Казалось, что царствование Людвига-Филиппа было всего способнее потрясти монархическое воззрение во Франции. Франция ненавидела Реставрацию – правление Людвига-Филиппа она под конец презирала. Карл X возбуждал злобу, Людвигом-Филиппом и его последними министрами гнушались. «C’est une r'evolution de m'epris qui les emportera» [293] , – сказал Ламартин на маконском празднике в 47 году. Но потрясая собственно династический интерес, прогнавши короля – французы попытались на время устроиться в духе противуположном монархии, но как только Собрание начало свои действия – оно стало царствовать, оно стало возвращаться ко всем законам монархии, а главное – стало смотреть на все вопросы с точки зрения монархической, – осталось одно название республики.
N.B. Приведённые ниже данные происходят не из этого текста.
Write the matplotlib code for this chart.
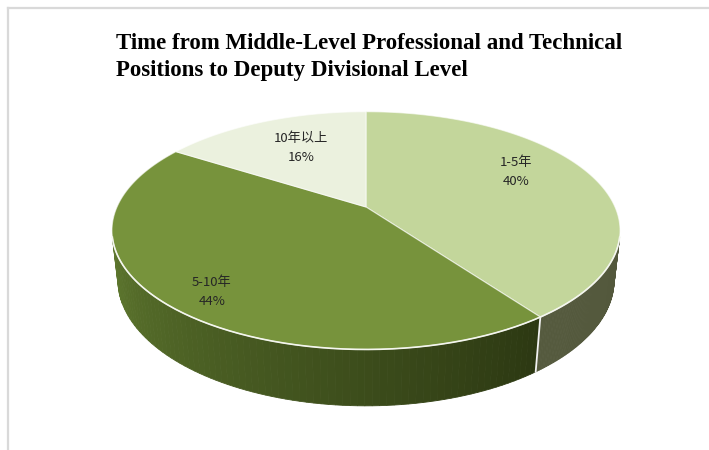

Я согласен, что и это много, это не простая перемена одного слова другим, это великий шаг вперед, огромное устранение прошедшего. Слово «республика» сделает ту отрицательную пользу, что старая монархия будет невозможна. Особенно важно слово это для Европы. Я видел, что такое было в Риме и во всей Италии при получении вести о провозглашении республики. Но для истинно развитой части Франции этого мало – она это чувствует, бьется, исходит кровью – без успеха; статьи Прудона, Торе, Ж. Санд – – показывают очень ясно, чего они ждали от 24 февраля – и чего дождались.
293
«Их сметет революция презрения» (франц.). – Ред.